Interestingly enough for Trend Micro – the company that has made the “Journey to the Cloud” its corporate mantra – Raimund’s top two predictions are not related to the cloud but rather to the inevitable impact of consumer mobile platforms on corporate IT – a topic particularly relevant to the Consumerization blog and to the Enterprise Mobility professionals among us:
#1 The volume of malicious and high-risk Android apps will hit 1 million in 2013.
#2 Windows 8 offers improved security—but only to consumers.
I find quite intriguing that Raimund put mobile at the very top of his list. As my readers know well, I have been preaching for a while that corporate IT needs to change mindset with regard to consumer mobile technology to better support the business. Talking regularly about the consumerization of IT can often make one sound like a broken record, but the economic, security, and management challenges it brings up for enterprises are too important to ignore.
The problems boil down to a lack of control, which can be described in two key ways. IT departments of course are built on processes, planning and predictability, but the introduction of technology from the consumer sphere, even when centrally procured by IT teams for use in the enterprise, creates its own problems. Consumer technology is sexy and easy-to-use but it’s certainly not built with security and manageability in mind and will usually fall short of IT’s typical expectations with respect to security and manageability. Products from the likes of Google and Apple, for example, whose respective mobile platforms iOS and Android now account for the lion’s share of the market, are great at serving the needs of consumers but have been extremely slow at embracing enterprise requirements. There is no enterprise sales or support culture with these vendors and there is little or no transparency with product roadmaps, which takes corporate IT managers completely out of their comfort zone.

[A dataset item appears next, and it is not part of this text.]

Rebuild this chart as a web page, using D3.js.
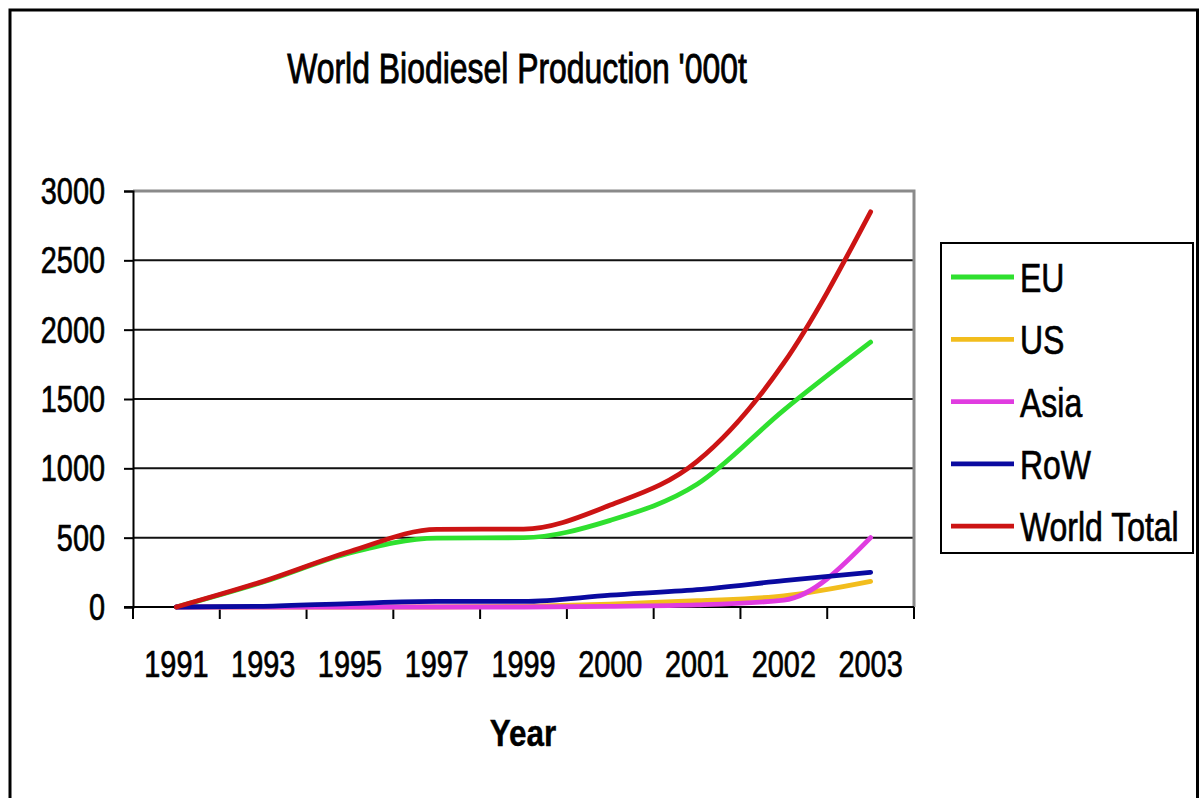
<!DOCTYPE html>
<html>
<head>
<meta charset="utf-8">
<script src="https://cdn.jsdelivr.net/npm/d3@7"></script>
<style>
  html, body { margin: 0; padding: 0; background: #ffffff; }
  svg { display: block; font-family: "Liberation Sans", Arial, sans-serif; }
</style>
</head>
<body>
<svg id="chart" width="1202" height="798"></svg>
<script>
// ---- data ('000 t) ----
const years = ["1991", "1993", "1995", "1997", "1999", "2000", "2001", "2002", "2003"];
const eu         = [0, 180, 390, 497, 500, 625, 885, 1420, 1910];
const us         = [0, 0, 0, 0, 5, 20, 45, 80, 185];
const asia       = [0, 0, 0, 0, 0, 5, 15, 50, 500];
const row        = [0, 5, 25, 40, 40, 85, 125, 190, 250];
const worldTotal = [0, 185, 400, 560, 562, 735, 1050, 1760, 2850];
const seriesNames = ["EU", "US", "Asia", "RoW", "World Total"];
const seriesColors = ["#2fe02f", "#f2bd1d", "#e03ce0", "#0a0aa0", "#cc1414"];
const yTicks = [0, 500, 1000, 1500, 2000, 2500, 3000];
const chartTitle = "World Biodiesel Production '000t";
const xTitle = "Year";

const seriesValues = [eu, us, asia, row, worldTotal];

const svg = d3.select("#chart");
const SX = 0.78; // horizontal squeeze of the original picture's lettering

// outer frame
svg.append("rect")
  .attr("x", 10).attr("y", 10).attr("width", 1187.5).attr("height", 800)
  .attr("fill", "#fff").attr("stroke", "#000").attr("stroke-width", 3);

const plot = { left: 133, right: 914, top: 191, bottom: 607 };

const x = d3.scaleBand().domain(years).range([plot.left, plot.right]).padding(0);
const y = d3.scaleLinear().domain([0, 3000]).range([plot.bottom, plot.top]);

function squeezedText(g, tx, ty, str, size, anchor, weight, sx, sw) {
  return g.append("text")
    .attr("transform", `translate(${tx},${ty}) scale(${sx},1)`)
    .attr("text-anchor", anchor)
    .attr("font-size", size)
    .attr("font-weight", weight || "normal")
    .attr("fill", "#000")
    .attr("stroke", "#000")
    .attr("stroke-width", sw === undefined ? 0.7 : sw)
    .text(str);
}

// gridlines
const grid = svg.append("g");
grid.selectAll("line").data(yTicks.filter(d => d > 0 && d < 3000)).join("line")
  .attr("x1", plot.left).attr("x2", plot.right)
  .attr("y1", d => y(d)).attr("y2", d => y(d))
  .attr("stroke", "#111").attr("stroke-width", 2);

// plot area border top/right (grey)
svg.append("path")
  .attr("d", `M${plot.left},${y(3000)}H${plot.right}V${plot.bottom}`)
  .attr("fill", "none").attr("stroke", "#8a8a8a").attr("stroke-width", 3);

// y axis
const yAxis = d3.axisLeft(y).tickValues(yTicks).tickSize(9).tickFormat("");
const yG = svg.append("g").attr("transform", `translate(${plot.left},0)`).call(yAxis);
yG.select(".domain").attr("stroke", "#000").attr("stroke-width", 2);
yG.selectAll(".tick line").attr("stroke", "#000").attr("stroke-width", 2);
yTicks.forEach(v => {
  squeezedText(svg, 105, y(v) + 13, String(v), 37, "end", "normal", SX);
});

// x axis: ticks between categories
const xAxis = d3.axisBottom(x).tickSize(0).tickFormat("");
const xG = svg.append("g").attr("transform", `translate(0,${plot.bottom})`).call(xAxis);
xG.select(".domain").remove();
svg.append("line")
  .attr("x1", plot.left - 9).attr("x2", plot.right)
  .attr("y1", plot.bottom).attr("y2", plot.bottom)
  .attr("stroke", "#000").attr("stroke-width", 2);
const boundaries = years.map(d => x(d)).concat([x(years[years.length - 1]) + x.bandwidth()]);
svg.append("g").selectAll("line").data(boundaries).join("line")
  .attr("x1", d => d).attr("x2", d => d)
  .attr("y1", plot.bottom).attr("y2", plot.bottom + 12)
  .attr("stroke", "#000").attr("stroke-width", 2);
years.forEach(yr => {
  squeezedText(svg, x(yr) + x.bandwidth() / 2, 677, yr, 37, "middle", "normal", SX);
});

// series lines
const line = d3.line()
  .x((d, i) => x(years[i]) + x.bandwidth() / 2)
  .y(d => y(d))
  .curve(d3.curveMonotoneX);

svg.append("g").selectAll("path").data(seriesValues).join("path")
  .attr("d", d => line(d))
  .attr("fill", "none")
  .attr("stroke", (d, i) => seriesColors[i])
  .attr("stroke-width", 4.8)
  .attr("stroke-linejoin", "round")
  .attr("stroke-linecap", "round");

// title
squeezedText(svg, 517, 83, chartTitle, 42, "middle", "normal", 0.76, 0.9);

// x axis title
squeezedText(svg, 523, 746, xTitle, 37, "middle", "bold", 0.85, 0.4);

// legend
const lg = svg.append("g");
lg.append("rect")
  .attr("x", 941).attr("y", 243).attr("width", 252).attr("height", 310)
  .attr("fill", "#fff").attr("stroke", "#000").attr("stroke-width", 2);
seriesNames.forEach((name, i) => {
  const cy = 277 + i * 62.3;
  lg.append("line")
    .attr("x1", 951).attr("x2", 1014).attr("y1", cy).attr("y2", cy)
    .attr("stroke", seriesColors[i]).attr("stroke-width", 4.8);
  squeezedText(lg, 1020, cy + 15, name, 41, "start", "normal", 0.78);
});
</script>
</body>
</html>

The second problem with the explosion of these new mobile platforms is that, whether consumer-focused tech or not, applications and devices are being brought into the corporate world via the individual employee rather than being mandated from IT, which is the complete opposite of what normally happens. Most IT departments simply aren’t set up to work in this way, and it will require a fundamental change of thinking to ensure consumerization is handled properly.
Moving into 2013, rather than adopt the classic head-in-the-sand approach of old, CIOs and IT bosses need to embrace consumerization and take a proactive, strategic approach built around flexible policies and the right security and management tools.
Firstly, BYOD policies can’t be created in a vacuum – IT leaders need to sit down with line of business managers in all parts of the organization to figure out what their employees would like to use and how to make that possible. Thus IT is taking the initiative and reaching out in an inclusive, proactive manner.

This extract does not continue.